**Given information**:
+---+

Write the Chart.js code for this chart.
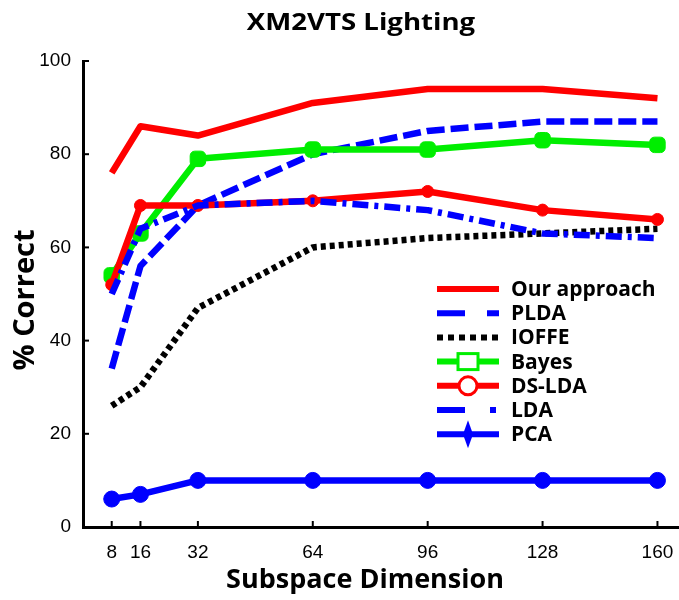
<!DOCTYPE html>
<html>
<head>
<meta charset="utf-8">
<script src="https://cdn.jsdelivr.net/npm/chart.js@4/dist/chart.umd.min.js"></script>
<style>
  html, body { margin: 0; padding: 0; background: #fff; }
  #wrap { width: 679px; height: 600px; }
</style>
</head>
<body>
<div id="wrap"><canvas id="c" width="679" height="600"></canvas></div>
<script>
// Subspace dimensions tested
const dims = [8, 16, 32, 64, 96, 128, 160];
const yTicks = [0, 20, 40, 60, 80, 100];

// Recognition rate (% correct) per method
const ourApproach = [76, 86, 84, 91, 94, 94, 92];
const plda        = [34, 56, 69, 80, 85, 87, 87];
const ioffe       = [26, 30, 47, 60, 62, 63, 64];
const bayes       = [54, 63, 79, 81, 81, 83, 82];
const dsLda       = [52, 69, 69, 70, 72, 68, 66];
const lda         = [50, 64, 69, 70, 68, 63, 62];
const pca         = [6, 7, 10, 10, 10, 10, 10];

const RED = '#ff0000', BLUE = '#0000ff', GREEN = '#00ee00', BLACK = '#000000';

const pts = arr => dims.map((d, i) => ({ x: d, y: arr[i] }));

const series = [
  { label: 'Our approach', data: ourApproach, color: RED,   dash: [],            marker: 'none' },
  { label: 'PLDA',         data: plda,        color: BLUE,  dash: [18, 6],       marker: 'none',   legendDash: [28, 22] },
  { label: 'IOFFE',        data: ioffe,       color: BLACK, dash: [5, 4],        marker: 'none',   legendDash: [6, 5] },
  { label: 'Bayes',        data: bayes,       color: GREEN, dash: [],            marker: 'rect' },
  { label: 'DS-LDA',       data: dsLda,       color: RED,   dash: [],            marker: 'circle' },
  { label: 'LDA',          data: lda,         color: BLUE,  dash: [16, 6, 4, 6], marker: 'none',   legendDash: [28, 25, 6, 20] },
  { label: 'PCA',          data: pca,         color: BLUE,  dash: [],            marker: 'diamond' }
];

const datasets = series.map((s, i) => {
  let pointStyle = 'circle', radius = 0;
  if (s.marker === 'rect')    { pointStyle = 'rectRounded'; radius = 9; }
  if (s.marker === 'circle')  { pointStyle = 'circle'; radius = 6; }
  if (s.marker === 'diamond') { pointStyle = 'circle'; radius = 8; }
  return {
    label: s.label,
    data: pts(s.data),
    borderColor: s.color,
    backgroundColor: s.color,
    borderWidth: 6.5,
    borderDash: s.dash,
    borderCapStyle: 'butt',
    borderJoinStyle: 'round',
    pointStyle: pointStyle,
    pointRadius: radius,
    pointHoverRadius: radius,
    pointBackgroundColor: s.color,
    pointBorderColor: s.color,
    pointBorderWidth: 1,
    tension: 0,
    fill: false,
    clip: false,
    order: series.length - i,
    _marker: s.marker,
    _legendDash: s.legendDash || s.dash
  };
});

// Inward tick marks on both axes
const innerTicks = {
  id: 'innerTicks',
  afterDatasetsDraw(chart) {
    const { ctx, chartArea, scales } = chart;
    ctx.save();
    ctx.strokeStyle = BLACK;
    ctx.lineWidth = 2;
    dims.forEach(v => {
      const px = scales.x.getPixelForValue(v);
      ctx.beginPath(); ctx.moveTo(px, chartArea.bottom); ctx.lineTo(px, chartArea.bottom - 6); ctx.stroke();
    });
    yTicks.forEach(v => {
      const py = scales.y.getPixelForValue(v);
      ctx.beginPath(); ctx.moveTo(chartArea.left, py); ctx.lineTo(chartArea.left + 6, py); ctx.stroke();
    });
    ctx.restore();
  }
};

// Draw a text string centred at (x, y), stretched horizontally by sx
function stretchedText(ctx, text, x, y, sx) {
  ctx.save();
  ctx.translate(x, y);
  ctx.scale(sx, 1);
  ctx.fillText(text, 0, 0);
  ctx.restore();
}

// Titles
const titles = {
  id: 'titles',
  afterDraw(chart) {
    const { ctx } = chart;
    ctx.save();
    ctx.fillStyle = BLACK;
    ctx.textAlign = 'center';
    ctx.textBaseline = 'middle';
    ctx.font = 'bold 23px "Open Sans", sans-serif';
    stretchedText(ctx, 'XM2VTS Lighting', 361, 23, 1.2);
    ctx.font = 'bold 27px "Open Sans", sans-serif';
    stretchedText(ctx, 'Subspace Dimension', 365, 580, 1.0);
    ctx.translate(26, 300);
    ctx.rotate(-Math.PI / 2);
    ctx.font = 'bold 29px "Open Sans", sans-serif';
    ctx.fillText('% Correct', 0, 0);
    ctx.restore();
  }
};

// Legend box inside the plot
const legendBox = {
  id: 'legendBox',
  afterDraw(chart) {
    const { ctx } = chart;
    const x0 = 437, x1 = 499, tx = 511, y0 = 289, dy = 24.2;
    ctx.save();
    ctx.font = 'bold 21px "Open Sans", sans-serif';
    ctx.textBaseline = 'middle';
    ctx.textAlign = 'left';
    chart.data.datasets.forEach((ds, i) => {
      const y = y0 + i * dy;
      ctx.strokeStyle = ds.borderColor;
      ctx.lineWidth = 6;
      ctx.lineCap = 'butt';
      ctx.setLineDash(ds._legendDash);
      ctx.beginPath(); ctx.moveTo(x0, y); ctx.lineTo(x1, y); ctx.stroke();
      ctx.setLineDash([]);
      const cx = (x0 + x1) / 2;
      if (ds._marker === 'rect') {
        ctx.fillStyle = '#fff'; ctx.lineWidth = 3;
        ctx.fillRect(cx - 10, y - 8, 20, 16); ctx.strokeRect(cx - 10, y - 8, 20, 16);
      } else if (ds._marker === 'circle') {
        ctx.fillStyle = '#fff'; ctx.lineWidth = 3;
        ctx.beginPath(); ctx.arc(cx, y, 9, 0, Math.PI * 2); ctx.fill(); ctx.stroke();
      } else if (ds._marker === 'diamond') {
        ctx.fillStyle = ds.borderColor;
        ctx.beginPath(); ctx.moveTo(cx, y - 14); ctx.lineTo(cx + 5, y); ctx.lineTo(cx, y + 14); ctx.lineTo(cx - 5, y); ctx.closePath(); ctx.fill();
      }
      ctx.fillStyle = BLACK;
      ctx.fillText(ds.label, tx, y + 1);
    });
    ctx.restore();
  }
};

new Chart(document.getElementById('c'), {
  type: 'line',
  data: { datasets },
  options: {
    responsive: false,
    animation: false,
    devicePixelRatio: 1,
    layout: { autoPadding: false, padding: { top: 61, right: 0, bottom: 0, left: 0 } },
    plugins: { legend: { display: false }, tooltip: { enabled: false }, title: { display: false } },
    scales: {
      x: {
        type: 'linear',
        min: 0, max: 166,
        afterBuildTicks: s => { s.ticks = dims.map(v => ({ value: v })); },
        afterFit: s => { s.height = 73; s.paddingLeft = 0; s.paddingRight = 0; },
        grid: { display: true, drawOnChartArea: false, drawTicks: false },
        border: { display: true, color: BLACK, width: 3 },
        ticks: { color: BLACK, font: { family: '"Liberation Sans", Arial, sans-serif', size: 19 }, padding: 14, maxRotation: 0, autoSkip: false }
      },
      y: {
        min: 0, max: 100,
        afterBuildTicks: s => { s.ticks = yTicks.map(v => ({ value: v })); },
        afterFit: s => { s.width = 83; s.paddingTop = 0; s.paddingBottom = 0; },
        grid: { display: true, drawOnChartArea: false, drawTicks: false },
        border: { display: true, color: BLACK, width: 3 },
        ticks: { color: BLACK, font: { family: '"Liberation Sans", Arial, sans-serif', size: 19 }, padding: 12 }
      }
    }
  },
  plugins: [innerTicks, titles, legendBox]
});
</script>
</body>
</html>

+---+

Repeat verbatim all the material, but not the pictures.

Write the Chart.js code for this chart.
<!DOCTYPE html>
<html>
<head>
<meta charset="utf-8">
<script src="https://cdn.jsdelivr.net/npm/chart.js@4/dist/chart.umd.min.js"></script>
<style>
  html, body { margin: 0; padding: 0; background: #fff; }
  #wrap { width: 679px; height: 600px; }
</style>
</head>
<body>
<div id="wrap"><canvas id="c" width="679" height="600"></canvas></div>
<script>
// Subspace dimensions tested
const dims = [8, 16, 32, 64, 96, 128, 160];
const yTicks = [0, 20, 40, 60, 80, 100];

// Recognition rate (% correct) per method
const ourApproach = [76, 86, 84, 91, 94, 94, 92];
const plda        = [34, 56, 69, 80, 85, 87, 87];
const ioffe       = [26, 30, 47, 60, 62, 63, 64];
const bayes       = [54, 63, 79, 81, 81, 83, 82];
const dsLda       = [52, 69, 69, 70, 72, 68, 66];
const lda         = [50, 64, 69, 70, 68, 63, 62];
const pca         = [6, 7, 10, 10, 10, 10, 10];

const RED = '#ff0000', BLUE = '#0000ff', GREEN = '#00ee00', BLACK = '#000000';

const pts = arr => dims.map((d, i) => ({ x: d, y: arr[i] }));

const series = [
  { label: 'Our approach', data: ourApproach, color: RED,   dash: [],            marker: 'none' },
  { label: 'PLDA',         data: plda,        color: BLUE,  dash: [18, 6],       marker: 'none',   legendDash: [28, 22] },
  { label: 'IOFFE',        data: ioffe,       color: BLACK, dash: [5, 4],        marker: 'none',   legendDash: [6, 5] },
  { label: 'Bayes',        data: bayes,       color: GREEN, dash: [],            marker: 'rect' },
  { label: 'DS-LDA',       data: dsLda,       color: RED,   dash: [],            marker: 'circle' },
  { label: 'LDA',          data: lda,         color: BLUE,  dash: [16, 6, 4, 6], marker: 'none',   legendDash: [28, 25, 6, 20] },
  { label: 'PCA',          data: pca,         color: BLUE,  dash: [],            marker: 'diamond' }
];

const datasets = series.map((s, i) => {
  let pointStyle = 'circle', radius = 0;
  if (s.marker === 'rect')    { pointStyle = 'rectRounded'; radius = 9; }
  if (s.marker === 'circle')  { pointStyle = 'circle'; radius = 6; }
  if (s.marker === 'diamond') { pointStyle = 'circle'; radius = 8; }
  return {
    label: s.label,
    data: pts(s.data),
    borderColor: s.color,
    backgroundColor: s.color,
    borderWidth: 6.5,
    borderDash: s.dash,
    borderCapStyle: 'butt',
    borderJoinStyle: 'round',
    pointStyle: pointStyle,
    pointRadius: radius,
    pointHoverRadius: radius,
    pointBackgroundColor: s.color,
    pointBorderColor: s.color,
    pointBorderWidth: 1,
    tension: 0,
    fill: false,
    clip: false,
    order: series.length - i,
    _marker: s.marker,
    _legendDash: s.legendDash || s.dash
  };
});

// Inward tick marks on both axes
const innerTicks = {
  id: 'innerTicks',
  afterDatasetsDraw(chart) {
    const { ctx, chartArea, scales } = chart;
    ctx.save();
    ctx.strokeStyle = BLACK;
    ctx.lineWidth = 2;
    dims.forEach(v => {
      const px = scales.x.getPixelForValue(v);
      ctx.beginPath(); ctx.moveTo(px, chartArea.bottom); ctx.lineTo(px, chartArea.bottom - 6); ctx.stroke();
    });
    yTicks.forEach(v => {
      const py = scales.y.getPixelForValue(v);
      ctx.beginPath(); ctx.moveTo(chartArea.left, py); ctx.lineTo(chartArea.left + 6, py); ctx.stroke();
    });
    ctx.restore();
  }
};

// Draw a text string centred at (x, y), stretched horizontally by sx
function stretchedText(ctx, text, x, y, sx) {
  ctx.save();
  ctx.translate(x, y);
  ctx.scale(sx, 1);
  ctx.fillText(text, 0, 0);
  ctx.restore();
}

// Titles
const titles = {
  id: 'titles',
  afterDraw(chart) {
    const { ctx } = chart;
    ctx.save();
    ctx.fillStyle = BLACK;
    ctx.textAlign = 'center';
    ctx.textBaseline = 'middle';
    ctx.font = 'bold 23px "Open Sans", sans-serif';
    stretchedText(ctx, 'XM2VTS Lighting', 361, 23, 1.2);
    ctx.font = 'bold 27px "Open Sans", sans-serif';
    stretchedText(ctx, 'Subspace Dimension', 365, 580, 1.0);
    ctx.translate(26, 300);
    ctx.rotate(-Math.PI / 2);
    ctx.font = 'bold 29px "Open Sans", sans-serif';
    ctx.fillText('% Correct', 0, 0);
    ctx.restore();
  }
};

// Legend box inside the plot
const legendBox = {
  id: 'legendBox',
  afterDraw(chart) {
    const { ctx } = chart;
    const x0 = 437, x1 = 499, tx = 511, y0 = 289, dy = 24.2;
    ctx.save();
    ctx.font = 'bold 21px "Open Sans", sans-serif';
    ctx.textBaseline = 'middle';
    ctx.textAlign = 'left';
    chart.data.datasets.forEach((ds, i) => {
      const y = y0 + i * dy;
      ctx.strokeStyle = ds.borderColor;
      ctx.lineWidth = 6;
      ctx.lineCap = 'butt';
      ctx.setLineDash(ds._legendDash);
      ctx.beginPath(); ctx.moveTo(x0, y); ctx.lineTo(x1, y); ctx.stroke();
      ctx.setLineDash([]);
      const cx = (x0 + x1) / 2;
      if (ds._marker === 'rect') {
        ctx.fillStyle = '#fff'; ctx.lineWidth = 3;
        ctx.fillRect(cx - 10, y - 8, 20, 16); ctx.strokeRect(cx - 10, y - 8, 20, 16);
      } else if (ds._marker === 'circle') {
        ctx.fillStyle = '#fff'; ctx.lineWidth = 3;
        ctx.beginPath(); ctx.arc(cx, y, 9, 0, Math.PI * 2); ctx.fill(); ctx.stroke();
      } else if (ds._marker === 'diamond') {
        ctx.fillStyle = ds.borderColor;
        ctx.beginPath(); ctx.moveTo(cx, y - 14); ctx.lineTo(cx + 5, y); ctx.lineTo(cx, y + 14); ctx.lineTo(cx - 5, y); ctx.closePath(); ctx.fill();
      }
      ctx.fillStyle = BLACK;
      ctx.fillText(ds.label, tx, y + 1);
    });
    ctx.restore();
  }
};

new Chart(document.getElementById('c'), {
  type: 'line',
  data: { datasets },
  options: {
    responsive: false,
    animation: false,
    devicePixelRatio: 1,
    layout: { autoPadding: false, padding: { top: 61, right: 0, bottom: 0, left: 0 } },
    plugins: { legend: { display: false }, tooltip: { enabled: false }, title: { display: false } },
    scales: {
      x: {
        type: 'linear',
        min: 0, max: 166,
        afterBuildTicks: s => { s.ticks = dims.map(v => ({ value: v })); },
        afterFit: s => { s.height = 73; s.paddingLeft = 0; s.paddingRight = 0; },
        grid: { display: true, drawOnChartArea: false, drawTicks: false },
        border: { display: true, color: BLACK, width: 3 },
        ticks: { color: BLACK, font: { family: '"Liberation Sans", Arial, sans-serif', size: 19 }, padding: 14, maxRotation: 0, autoSkip: false }
      },
      y: {
        min: 0, max: 100,
        afterBuildTicks: s => { s.ticks = yTicks.map(v => ({ value: v })); },
        afterFit: s => { s.width = 83; s.paddingTop = 0; s.paddingBottom = 0; },
        grid: { display: true, drawOnChartArea: false, drawTicks: false },
        border: { display: true, color: BLACK, width: 3 },
        ticks: { color: BLACK, font: { family: '"Liberation Sans", Arial, sans-serif', size: 19 }, padding: 12 }
      }
    }
  },
  plugins: [innerTicks, titles, legendBox]
});
</script>
</body>
</html>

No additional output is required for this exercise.